Glossary of terms for programming in Haskell
To effectively program in Haskell we need to master some
new skills. These words will help us describe these skills.
- Computation - A program fragment indicating a sequence of operations to be carried out by the computer. Some
program fragments do not describe computations.
- Value - A result of a computation. A piece of data that requires no further computation to be completed.
5 is a value, but (3 + 4) is not. It is also often is used to describe a computation that will not cause any side effects as it is computed.
Some times called a pure computation.
- Command - A computation that causes side effects.
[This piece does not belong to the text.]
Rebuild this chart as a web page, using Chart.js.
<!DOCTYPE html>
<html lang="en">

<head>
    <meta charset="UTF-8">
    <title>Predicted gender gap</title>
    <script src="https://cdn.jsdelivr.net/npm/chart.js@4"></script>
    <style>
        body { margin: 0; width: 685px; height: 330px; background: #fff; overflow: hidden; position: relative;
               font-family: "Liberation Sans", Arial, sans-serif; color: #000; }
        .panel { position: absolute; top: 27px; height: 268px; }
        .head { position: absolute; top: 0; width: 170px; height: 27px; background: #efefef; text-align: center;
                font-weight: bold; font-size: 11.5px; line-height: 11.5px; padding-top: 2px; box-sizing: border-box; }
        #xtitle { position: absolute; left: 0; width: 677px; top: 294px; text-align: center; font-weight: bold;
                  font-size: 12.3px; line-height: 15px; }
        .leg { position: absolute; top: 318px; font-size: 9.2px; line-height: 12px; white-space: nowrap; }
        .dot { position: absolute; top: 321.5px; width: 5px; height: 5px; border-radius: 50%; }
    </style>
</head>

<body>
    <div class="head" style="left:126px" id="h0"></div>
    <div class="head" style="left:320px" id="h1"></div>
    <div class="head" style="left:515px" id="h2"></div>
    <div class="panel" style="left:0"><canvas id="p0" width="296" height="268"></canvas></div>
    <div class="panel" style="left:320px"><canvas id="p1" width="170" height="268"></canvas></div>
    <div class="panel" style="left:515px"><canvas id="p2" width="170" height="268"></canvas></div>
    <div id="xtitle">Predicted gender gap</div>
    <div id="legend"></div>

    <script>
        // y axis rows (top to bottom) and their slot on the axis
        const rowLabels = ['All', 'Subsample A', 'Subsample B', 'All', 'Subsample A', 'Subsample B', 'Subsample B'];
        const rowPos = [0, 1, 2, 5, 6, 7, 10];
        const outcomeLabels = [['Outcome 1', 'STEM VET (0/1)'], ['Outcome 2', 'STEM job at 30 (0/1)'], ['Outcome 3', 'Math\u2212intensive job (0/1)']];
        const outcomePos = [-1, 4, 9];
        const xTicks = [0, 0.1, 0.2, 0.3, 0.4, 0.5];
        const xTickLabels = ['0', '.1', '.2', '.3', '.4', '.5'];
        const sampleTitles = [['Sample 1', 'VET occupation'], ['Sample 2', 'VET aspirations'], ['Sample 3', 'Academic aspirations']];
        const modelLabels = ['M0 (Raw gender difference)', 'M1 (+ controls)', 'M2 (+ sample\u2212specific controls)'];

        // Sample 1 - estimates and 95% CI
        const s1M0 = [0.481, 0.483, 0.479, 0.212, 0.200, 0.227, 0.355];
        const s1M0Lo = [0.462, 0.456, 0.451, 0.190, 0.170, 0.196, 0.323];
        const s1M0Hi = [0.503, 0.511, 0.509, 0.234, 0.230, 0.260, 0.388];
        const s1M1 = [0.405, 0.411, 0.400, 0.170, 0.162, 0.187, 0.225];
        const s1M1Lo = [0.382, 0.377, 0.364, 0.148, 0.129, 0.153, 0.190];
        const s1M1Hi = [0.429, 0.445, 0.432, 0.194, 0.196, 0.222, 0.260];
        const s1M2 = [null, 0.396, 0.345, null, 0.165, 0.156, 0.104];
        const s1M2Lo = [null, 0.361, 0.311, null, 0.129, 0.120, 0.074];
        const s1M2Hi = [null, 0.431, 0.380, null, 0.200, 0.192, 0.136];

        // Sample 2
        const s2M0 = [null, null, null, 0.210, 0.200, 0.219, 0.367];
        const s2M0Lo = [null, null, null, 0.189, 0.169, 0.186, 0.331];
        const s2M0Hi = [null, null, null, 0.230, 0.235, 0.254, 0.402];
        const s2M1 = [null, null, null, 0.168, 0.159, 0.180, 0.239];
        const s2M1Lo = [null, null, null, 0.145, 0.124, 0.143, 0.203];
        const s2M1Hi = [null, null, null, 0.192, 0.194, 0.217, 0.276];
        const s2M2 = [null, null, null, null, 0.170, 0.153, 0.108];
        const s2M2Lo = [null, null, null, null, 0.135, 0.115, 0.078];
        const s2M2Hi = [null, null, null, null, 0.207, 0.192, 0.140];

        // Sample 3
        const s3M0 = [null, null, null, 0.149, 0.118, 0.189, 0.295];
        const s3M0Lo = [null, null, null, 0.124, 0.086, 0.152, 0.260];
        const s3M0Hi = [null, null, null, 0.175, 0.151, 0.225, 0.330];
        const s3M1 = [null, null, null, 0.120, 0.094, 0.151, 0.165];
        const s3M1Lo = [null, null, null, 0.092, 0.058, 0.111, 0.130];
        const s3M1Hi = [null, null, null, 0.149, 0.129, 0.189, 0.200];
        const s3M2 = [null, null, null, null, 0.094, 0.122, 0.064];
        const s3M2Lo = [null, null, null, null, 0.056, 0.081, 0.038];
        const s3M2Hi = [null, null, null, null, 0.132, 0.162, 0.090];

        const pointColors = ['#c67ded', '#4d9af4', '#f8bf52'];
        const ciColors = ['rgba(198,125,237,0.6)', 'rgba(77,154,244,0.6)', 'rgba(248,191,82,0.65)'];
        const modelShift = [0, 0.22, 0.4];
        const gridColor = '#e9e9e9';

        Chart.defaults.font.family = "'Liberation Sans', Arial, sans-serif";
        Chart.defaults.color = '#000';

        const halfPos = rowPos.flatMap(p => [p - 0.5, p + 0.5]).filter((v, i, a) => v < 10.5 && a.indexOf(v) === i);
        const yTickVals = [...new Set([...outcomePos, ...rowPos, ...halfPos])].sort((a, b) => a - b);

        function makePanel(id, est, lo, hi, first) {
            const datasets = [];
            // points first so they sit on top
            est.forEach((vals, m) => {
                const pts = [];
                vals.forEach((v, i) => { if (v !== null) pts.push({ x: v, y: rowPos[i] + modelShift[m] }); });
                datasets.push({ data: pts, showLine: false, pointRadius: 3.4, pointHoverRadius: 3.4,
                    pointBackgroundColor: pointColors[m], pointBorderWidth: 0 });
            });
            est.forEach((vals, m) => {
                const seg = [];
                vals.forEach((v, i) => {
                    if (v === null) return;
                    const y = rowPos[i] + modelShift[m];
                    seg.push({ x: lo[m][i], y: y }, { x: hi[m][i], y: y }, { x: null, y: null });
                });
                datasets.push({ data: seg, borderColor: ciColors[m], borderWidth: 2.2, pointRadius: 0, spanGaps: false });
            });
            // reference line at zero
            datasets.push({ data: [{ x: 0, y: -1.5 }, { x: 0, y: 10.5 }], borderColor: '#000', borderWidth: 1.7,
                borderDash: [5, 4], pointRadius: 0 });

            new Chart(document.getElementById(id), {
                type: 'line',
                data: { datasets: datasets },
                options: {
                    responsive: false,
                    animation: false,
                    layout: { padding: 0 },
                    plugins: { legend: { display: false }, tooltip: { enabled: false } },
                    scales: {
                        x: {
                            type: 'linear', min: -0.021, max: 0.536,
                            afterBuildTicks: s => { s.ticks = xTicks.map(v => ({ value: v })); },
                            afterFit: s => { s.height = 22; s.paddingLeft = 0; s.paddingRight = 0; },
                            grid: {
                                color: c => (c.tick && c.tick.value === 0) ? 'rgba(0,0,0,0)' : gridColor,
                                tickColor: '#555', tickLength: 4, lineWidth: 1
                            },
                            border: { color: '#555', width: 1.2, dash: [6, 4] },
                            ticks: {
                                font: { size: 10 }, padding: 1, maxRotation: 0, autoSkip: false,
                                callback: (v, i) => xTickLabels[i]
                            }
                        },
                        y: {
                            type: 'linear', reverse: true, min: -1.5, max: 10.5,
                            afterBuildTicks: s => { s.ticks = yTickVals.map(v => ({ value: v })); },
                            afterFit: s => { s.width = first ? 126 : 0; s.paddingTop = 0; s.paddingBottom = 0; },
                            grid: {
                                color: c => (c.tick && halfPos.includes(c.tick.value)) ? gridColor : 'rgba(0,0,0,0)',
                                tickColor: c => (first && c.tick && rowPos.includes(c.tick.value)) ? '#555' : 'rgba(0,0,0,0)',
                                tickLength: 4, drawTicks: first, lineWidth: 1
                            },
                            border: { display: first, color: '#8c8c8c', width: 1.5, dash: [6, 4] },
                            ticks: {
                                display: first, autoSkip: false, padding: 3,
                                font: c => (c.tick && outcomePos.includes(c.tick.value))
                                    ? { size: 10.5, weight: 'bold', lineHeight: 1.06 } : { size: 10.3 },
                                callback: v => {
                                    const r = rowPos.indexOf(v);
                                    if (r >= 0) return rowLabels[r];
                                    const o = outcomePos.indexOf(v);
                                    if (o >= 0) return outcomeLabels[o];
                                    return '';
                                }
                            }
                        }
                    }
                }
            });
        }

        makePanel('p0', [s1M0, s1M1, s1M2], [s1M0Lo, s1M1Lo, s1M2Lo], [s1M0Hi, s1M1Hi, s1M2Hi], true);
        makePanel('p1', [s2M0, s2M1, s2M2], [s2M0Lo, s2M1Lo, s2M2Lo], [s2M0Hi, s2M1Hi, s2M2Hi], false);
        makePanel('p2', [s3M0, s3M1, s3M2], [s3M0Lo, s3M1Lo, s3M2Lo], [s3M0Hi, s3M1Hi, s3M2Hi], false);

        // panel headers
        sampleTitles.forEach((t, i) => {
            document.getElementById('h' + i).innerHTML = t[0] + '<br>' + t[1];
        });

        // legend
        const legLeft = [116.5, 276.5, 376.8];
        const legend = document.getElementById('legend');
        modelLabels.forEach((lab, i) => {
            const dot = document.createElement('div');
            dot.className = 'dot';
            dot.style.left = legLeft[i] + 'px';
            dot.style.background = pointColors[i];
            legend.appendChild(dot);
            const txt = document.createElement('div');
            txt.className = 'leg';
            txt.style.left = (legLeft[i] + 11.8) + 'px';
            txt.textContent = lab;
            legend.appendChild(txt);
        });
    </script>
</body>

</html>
Examples include reading or writing to a file,
assigning a new value to mutable reference, interacting with the physical world.
- Syntax - the actual physical marks that make up the program on paper. Syntax is structured.
Not all marks make up a legal program.
- Variable - A primitive name for a computation. The name denotes the actual computation. Variables
arise from naming declarations and from formal arguments to functions. Variable always start with
a lower case letter.
- Expression - A structured name for a computation. Usually consisting of operators and control.
Operators in Haskell are infix operators (+) (-) and prefix functions (reverse). Control in Haskell
includes things like if, case, where etc. See the
Basic Haskell Program Structure for some example control expressions and
the Basic types and their operations for some example operators.
- Statement - A syntactic form denoting a Command, i.e. a non-pure computation. In Haskell
statements are formed using the do syntax.
- Type - A type is a way of classifying as similar a set of values. I.e. all integers, all strings, etc.
The set a type classifys can be infinite. In Haskell types always start with a capital letter.
See the note on types for some examples.
- Type constructor - A parameterized type. Examples include [Int], Tree Bool, and IO String
- Type Synonym - A shorthand for a type. Often used when the type is large or unwieldy, a synonym can
introduce a shorter name.
- Polymorphic type - A type some of whose components are unconstrained, that is these components can take on
any type. Polymorphic types always have type variables in them. A type variable always starts with
a lowercase letter. Examples include [a], and (Int,b).
- Class - A mechanism used in Haskell to introduce over loading. I.e. using the same name
for different sequences of computation steps. In Haskell over loading is always type based, i.e. the
particular sequence of computation steps chosen is determined by the type of the overloaded operator
or its arguments.
- Method - What Haskell calls overloaded operators
- Constraint - A predicate on types. examples include Show a, Eq b, and Ord x.
Constraints always start with a capital letter, and always appear before the => in a type.
For example the type of print is Show a => a -> IO ().